The challenge with absentee ownership is that the owner may not identify problems at the new pharmacy as quickly as they would if they were regularly on-site. Still, if the new acquisition is already generating positive cash flow and filling a high volume of scripts, the absentee ownership option will continue to be profitable while the new owner gradually makes changes to operations and work flow.
- Hands-on (Owner Operator)– In this scenario, the owner runs the new pharmacy while delegating management at the original location to someone else. The hope is that the owner has established strong enough procedures, controls and expectations there to keep everything running smoothly.
- Semi-absentee – For some owners, dividing time between each location and managing both is the most appealing option. Theoretically, semi-absentee ownership offers plenty of advantages — the owner will be on-site at the new location to implement improvements and address problems while still spending time at the original pharmacy to maintain operations there.
The challenge is that juggling dual leadership roles can overextend the owner and possibly lead to burnout. Semi-absentee ownership may be feasible for an owner with two pharmacies, but it becomes impractical for those running three or more.
Greater impact on the community, better financial opportunities, but more management challenges
Independent pharmacists want to serve their communities. Owning a second or third pharmacy creates the opportunity to positively impact the lives of more patients by bringing programs and systems that have proven successful in one location and expanding them to a broader audience.
Owning two or more pharmacies can also offer attractive financial benefits. With sufficient patient volume and good operational efficiency, a second or third pharmacy should generate enough gross profit to cover all operating expenses, debt service, and management fees to the new owner and still show an operating profit. The management fee typically is in the range of 1%-2% of revenue which, ultimately, can provide recurring income to the new owner.
Independent pharmacists who own two or more pharmacies should also be able to leverage their increased buying power to achieve economies of scale, lower the cost of goods purchased and increase rebate amounts. All of these steps should help pharmacists widen their gross margins and improve profitability.

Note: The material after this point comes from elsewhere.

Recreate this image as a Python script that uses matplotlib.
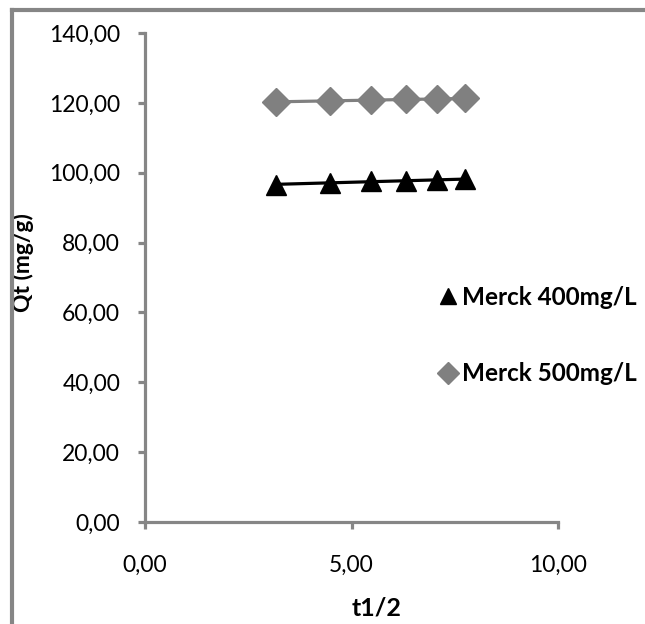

Community pharmacists still need to plan carefully before making the leap to expanding operations. While competition from other would-be buyers can increase pressure to make impulsive purchase decisions, conducting proper due diligence is essential. It’s critical to gain a full understanding of the local market, existing or impending competition and community demographics before making an offer.
As community pharmacists try to project future cash flow from a prospective purchase, they should consider the risks associated with any change of pharmacy ownership. Staff turnover at the purchased pharmacy could increase when the current owner sells, which could disrupt operations and lead to attrition among the existing patient base. In addition, a new owner that makes quick and aggressive changes to policy, procedure, operations and workflow may negatively impact customer service and employee relations. Pharmacists purchasing a second or third location should have a plan for retaining and expanding the patient population at their new acquisition.
Successfully moving from operating a single pharmacy to running multiple operations requires community pharmacists to adapt to changing circumstances, but not compromise when it comes to upholding high standards and delivering superior customer service. Multiple-pharmacy ownership is growing from year to year, and in our increasingly competitive marketplace, more independent owners should consider this avenue for enhanced growth potential.